Does Brown Exist in CMYK?
Yes, brown does exist in CMYK. This might seem surprising since CMYK is the opposite of RGB. CMYK, which is used for ink, has cyan, magenta, and yellow as the primary colors, while red, green, and blue are the secondary colors. Those colors are reversed from RGB. Yet, despite seeming similar, CMYK has brown while RGB doesn’t.
The three primary colors in this color model make black instead of white. So, it’s much easier to create dark colors like brown. The most common way to make brown in CMYK is by mixing black, yellow, and red. But there are plenty of other ways to do it. If you mix brown and red in ink, you’ll get the same result as RYB, which is maroon.
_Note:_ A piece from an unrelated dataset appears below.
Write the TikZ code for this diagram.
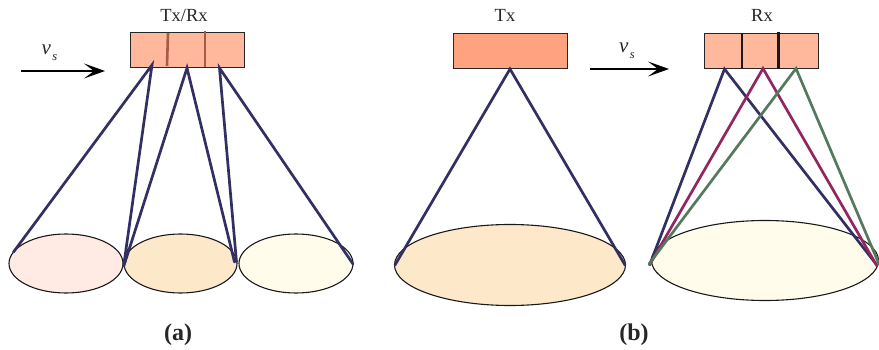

Designing with Red, Brown, and Maroon
Red, brown, and maroon can make a wonderful color combination for art pieces or room designs. They give off serene, rustic feelings. If you want to make your design look more vibrant and exciting, you may want to consider adding more colors.
Pink, blue, purple, or green are all colors that could go with red and brown. Experimenting with shades and tints of red and brown can also make the design more interesting due to the added variety. If you’d like to use red and brown separately, you may have a wider variety of choices.
Brown on its own goes with almost any color since it’s neutral. White, blue, pink, yellow, and mint green are just a few great options. Red goes best with navy, turquoise, orange, and purple. If you want to use maroon instead, you can try pairing it with teal, gray, white, or gold. Luckily, all three of these colors are very versatile, so creating an appealing design with them should be a breeze.
Mixing with the Color Brown Can Be Tricky
Brown often makes mixtures look murky, but that’s not the case here. Red and brown make a beautiful color in subtractive color models, but when it comes to additive mixing like lights, the combination isn’t possible. Brown lights don’t exist naturally, which is why mixing with this color can be tricky.
Mixing with a wide variety of color combinations in several color models can help you better understand color theory. You may even uncover a unique color that you’ve never used before. So, don’t be afraid to get creative with different color mixtures when designing.